Box accidentally built the perfect RAG architecture before ChatGPT existed

β€œWe got lucky. We were building a product about a year before Chach BT launched, which was, it's now called Hubs. And what it was, was the ability to organize content on a topic by topic basis. So you could share that content or search that content on a per topic basis. We pinch ourselves because if we hadn't been building that, I do get very scared because it was about a year, year and a half of just deep architecture work. Like there was no way to build it any faster.”

β€” Aaron Levie - founder and CEO of Box
Mar 9

Enterprise AI must clear 99.999% reliability, not 98%

β€œyou can't have an enterprise workflow in a particularly a regulated industry that works 98% of the time. You would not find it acceptable if 98% of your flights that you scheduled were successful and 2% of the time you show up at the airport and you don't actually have a ticket, right? And that's enterprises need 99.999999% reliability on almost anything that's really important.”

β€” Aaron Levie - founder and CEO of Box
Mar 9

Incremental gains don't sell β€” AI must be 10x better to win deals

β€œyou can't go to a company and say, I can do exactly what you're doing today and you're going to save 40 percent. You know, like, in like, and this is like an economist would say, oh my God, everybody would do that deal all day long. But like once that meets real life, that person has 17 other projects. There's an incredible amount of people and attention and priorities that are all competing for their time. So if you could wave a magic wand and make something 40 percent cheaper, like you'd totally do it. But like of all of the things that I have to do, like that just might be like number nine on my list.”

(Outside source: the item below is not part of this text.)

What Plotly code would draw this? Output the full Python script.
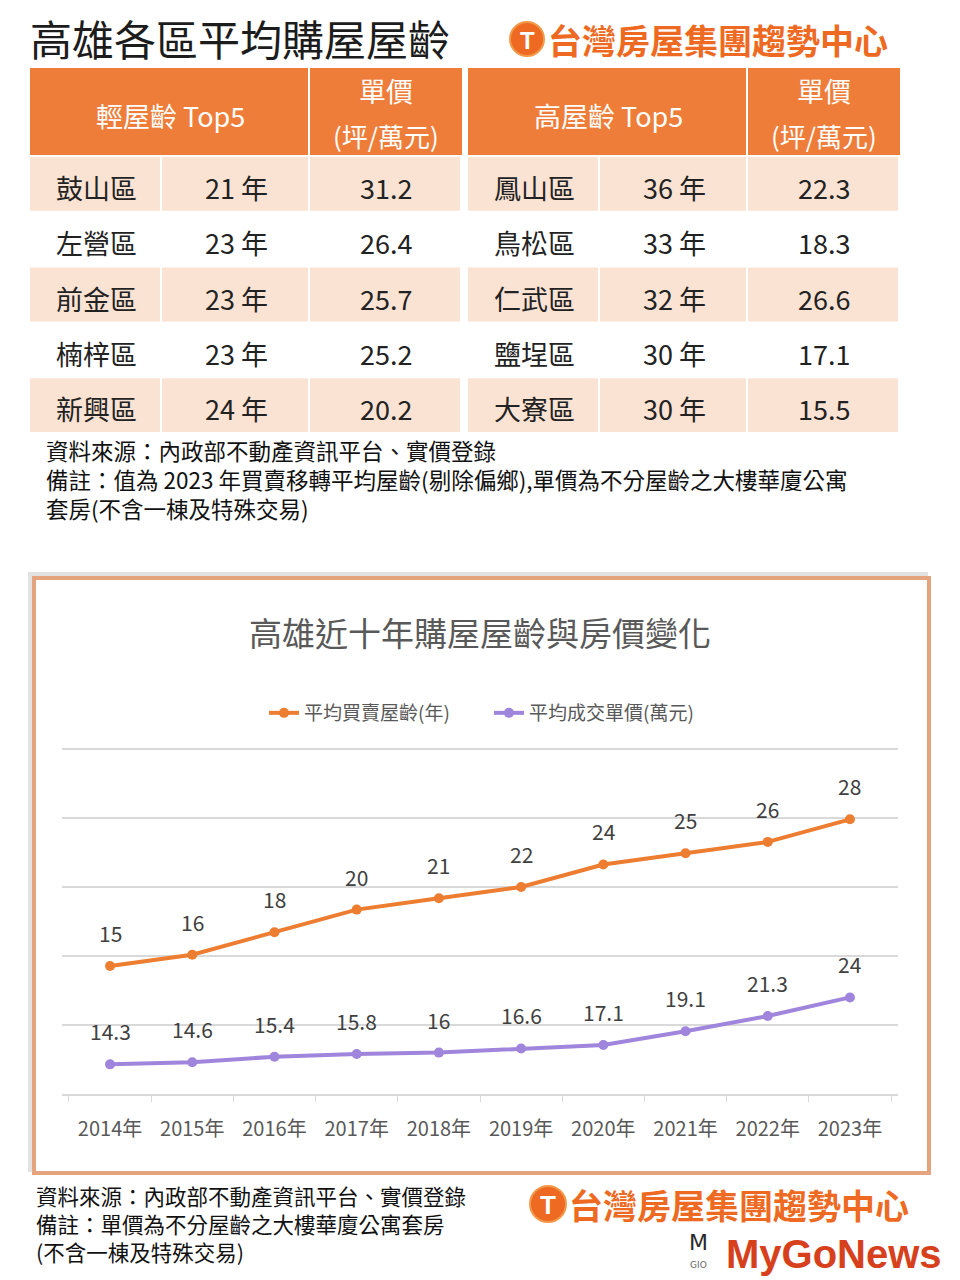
import plotly.graph_objects as go

W, H = 960, 1280

# ---------------- data ----------------
main_title = "高雄各區平均購屋屋齡"
brand = "台灣房屋集團趨勢中心"
light_header = "輕屋齡 Top5"
old_header = "高屋齡 Top5"
price_header = ["單價", "(坪/萬元)"]

light_districts = ["鼓山區", "左營區", "前金區", "楠梓區", "新興區"]
light_ages = [21, 23, 23, 23, 24]
light_prices = [31.2, 26.4, 25.7, 25.2, 20.2]

old_districts = ["鳳山區", "鳥松區", "仁武區", "鹽埕區", "大寮區"]
old_ages = [36, 33, 32, 30, 30]
old_prices = [22.3, 18.3, 26.6, 17.1, 15.5]

table_notes = [
    "資料來源：內政部不動產資訊平台、實價登錄",
    "備註：值為 2023 年買賣移轉平均屋齡(剔除偏鄉),單價為不分屋齡之大樓華廈公寓",
    "套房(不含一棟及特殊交易)",
]

chart_title = "高雄近十年購屋屋齡與房價變化"
years = ["2014年", "2015年", "2016年", "2017年", "2018年",
         "2019年", "2020年", "2021年", "2022年", "2023年"]
avg_age = [15, 16, 18, 20, 21, 22, 24, 25, 26, 28]
avg_price = [14.3, 14.6, 15.4, 15.8, 16, 16.6, 17.1, 19.1, 21.3, 24]
series_names = ["平均買賣屋齡(年)", "平均成交單價(萬元)"]

bottom_notes = [
    "資料來源：內政部不動產資訊平台、實價登錄",
    "備註：單價為不分屋齡之大樓華廈公寓套房",
    "(不含一棟及特殊交易)",
]

# ---------------- style ----------------
CJK = "Noto Sans CJK TC, Noto Sans CJK SC, sans-serif"
ORANGE_HDR = "#EF7D3A"
PINK = "#FBE3D4"
TXT = "#222222"
GRAY = "#595959"
LINE_OR = "#ED7D31"
LINE_PU = "#A085DC"
BRAND = "#EE6A22"


def px(x):
    return x / W


def py(y):
    return 1 - y / H


shapes = []
annotations = []


def rect(x0, y0, x1, y1, fill, line_color=None, line_width=0, layer="below"):
    shapes.append(dict(type="rect", xref="paper", yref="paper",
                       x0=px(x0), x1=px(x1), y0=py(y1), y1=py(y0),
                       fillcolor=fill, layer=layer,
                       line=dict(color=line_color or fill, width=line_width)))


def text(x, y, s, size, color=TXT, xanchor="center", family=CJK,
         yanchor="middle", align="center"):
    annotations.append(dict(xref="paper", yref="paper", x=px(x), y=py(y),
                            text=s, showarrow=False, xanchor=xanchor,
                            yanchor=yanchor, align=align,
                            font=dict(size=size, color=color, family=family)))


# ---------------- header title & brand ----------------
text(28, 37, main_title, 42, "#1c1c1c", xanchor="left")


def brand_logo(cx, cy, r, text_x, size):
    shapes.append(dict(type="circle", xref="paper", yref="paper",
                       x0=px(cx - r), x1=px(cx + r), y0=py(cy + r), y1=py(cy - r),
                       fillcolor=BRAND, line=dict(color="#F39A4A", width=2)))
    text(cx, cy + 1, "<b>T</b>", int(r * 1.45), "white", family="Liberation Sans")
    text(text_x, cy, "<b>" + brand + "</b>", size, BRAND, xanchor="left")


brand_logo(527, 39, 17, 546, 34)

# ---------------- table ----------------
hdr_top, hdr_bot = 68, 155
row_top, row_h = 157, 55.3
tables = [
    (30, [30, 162, 310, 462], light_header, light_districts, light_ages, light_prices),
    (468, [468, 600, 748, 900], old_header, old_districts, old_ages, old_prices),
]
for left, cols, hdr, dists, ages, prices in tables:
    # header
    rect(cols[0], hdr_top, cols[2] - 2, hdr_bot, ORANGE_HDR)
    rect(cols[2], hdr_top, cols[3], hdr_bot, ORANGE_HDR)
    text((cols[0] + cols[2]) / 2, 115, hdr, 27, "white")
    text((cols[2] + cols[3]) / 2, 91, price_header[0], 27, "white")
    text((cols[2] + cols[3]) / 2, 136, price_header[1], 26, "white")
    # rows
    for i in range(len(dists)):
        y0 = row_top + i * row_h
        y1 = y0 + row_h - 1.5
        if i % 2 == 0:
            for c in range(3):
                rect(cols[c], y0, cols[c + 1] - 2, y1, PINK)
        yc = y0 + row_h / 2 + 3
        text((cols[0] + cols[1]) / 2, yc, dists[i], 27)
        text((cols[1] + cols[2]) / 2, yc, f"{ages[i]} 年", 27)
        text((cols[2] + cols[3]) / 2, yc, f"{prices[i]:g}", 27)

for i, s in enumerate(table_notes):
    text(44, 450 + i * 29, s, 22.5, "#111111", xanchor="left")

# ---------------- chart frame ----------------
rect(30, 574, 926, 1170, "rgba(0,0,0,0)", "#E2E2E2", 4)
rect(34, 578, 929, 1173, "white", "#E6A47E", 4)
text(480, 632, chart_title, 33, GRAY)

# ---------------- chart ----------------
fig = go.Figure()
fig.add_trace(go.Scatter(
    x=years, y=avg_age, name=series_names[0], yaxis="y2",
    mode="lines+markers",
    line=dict(color=LINE_OR, width=4),
    marker=dict(color=LINE_OR, size=10, symbol="circle"),
))
fig.add_trace(go.Scatter(
    x=years, y=avg_price, name=series_names[1], yaxis="y",
    mode="lines+markers",
    line=dict(color=LINE_PU, width=4),
    marker=dict(color=LINE_PU, size=10, symbol="circle"),
))

for x, v in zip(years, avg_age):
    annotations.append(dict(xref="x", yref="y2", x=x, y=v, text=f"{v:g}",
                            showarrow=False, yshift=33,
                            font=dict(size=21, color="#404040", family=CJK)))
for x, v in zip(years, avg_price):
    annotations.append(dict(xref="x", yref="y", x=x, y=v, text=f"{v:g}",
                            showarrow=False, yshift=33,
                            font=dict(size=21, color="#404040", family=CJK)))

# ---------------- bottom notes & logos ----------------
text(34, 1178, "<br>".join(bottom_notes), 21.5, "#111111", xanchor="left",
     yanchor="top", align="left")

brand_logo(548, 1204, 18, 567, 34)
text(698, 1242, "M", 22, "#2a2a2a", family="DejaVu Sans")
text(698, 1265, "GIO", 9, "#666666", family="DejaVu Sans")
text(724, 1254, "<b>MyGoNews</b>", 40, "#D6401C", xanchor="left",
     family="Liberation Sans, Arial, sans-serif")

fig.update_layout(
    width=W, height=H,
    margin=dict(l=0, r=0, t=0, b=0),
    paper_bgcolor="white", plot_bgcolor="white",
    shapes=shapes, annotations=annotations,
    showlegend=True,
    legend=dict(orientation="h", x=px(264), y=py(713), xanchor="left",
                yanchor="middle", font=dict(size=19, color=GRAY, family=CJK),
                bgcolor="rgba(0,0,0,0)", entrywidth=180,
                entrywidthmode="pixels"),
    xaxis=dict(domain=[px(62), px(898)], type="category",
               showline=True, linecolor="#D9D9D9", linewidth=1.5,
               ticks="outside", tickson="boundaries", ticklen=6,
               tickcolor="#D9D9D9", showgrid=False,
               tickfont=dict(size=20, color=GRAY, family=CJK),
               ticklabelstandoff=16),
    yaxis=dict(domain=[py(1094), py(747)], range=[10, 60.3], dtick=10,
               showgrid=True, gridcolor="#D9D9D9", gridwidth=1.5,
               zeroline=False, showticklabels=False, ticks=""),
    yaxis2=dict(overlaying="y", range=[3.66, 34.41], showgrid=False,
                zeroline=False, showticklabels=False, ticks="",
                side="right"),
)

fig.write_html("out.html")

β€” Aaron Levie - founder and CEO of Box
Mar 9

Thin layers on Salesforce or OpenAI are doomed startup ideas

β€œif you're a brand new startup, you go after things that are not easy for the incumbent to go after. So if all you were doing was building a sort of a thin layer on top of OpenAI, bad idea. If you're building a thin layer on top of Salesforce with AI, bad idea. So, you know, Salesforce is very competent. They will build the CRM AI thing. Workday will build the HR AI thing.”

β€” Aaron Levie - founder and CEO of Box
Mar 9

Klarna's homegrown AI replacement story is overhyped and not replicable

β€œSo what do you make of like a Karna? I think right now it's the exception. I think I've sort of, as I've seen the reports, I'm more in the camp of maybe it's overplayed a little bit, but nothing about it is impossible. I mean, my understanding was they were going to build their own workday system with AI, and that's just like not a priority. Most companies are just not focused on building their own HR system to save a couple of $100,000.”

β€” Aaron Levie - founder and CEO of Box
Mar 9

The home screen is the proxy β€” AI apps are flooding personal life

β€œI have more new apps on my home screen in the past, let's say, six months than probably any other time in the past decade, decade and a half. My home screen was like, okay, you added Uber, and then you added Spotify, and you added, you know, maybe one social app, and then WhatsApp, and like only every one or two years did something get to the home page. But recently, I have at least five new apps that I've added into the mix, which to me is a little bit of a proxy for just how much, how much infusion of AI has already occurred in our personal lives.”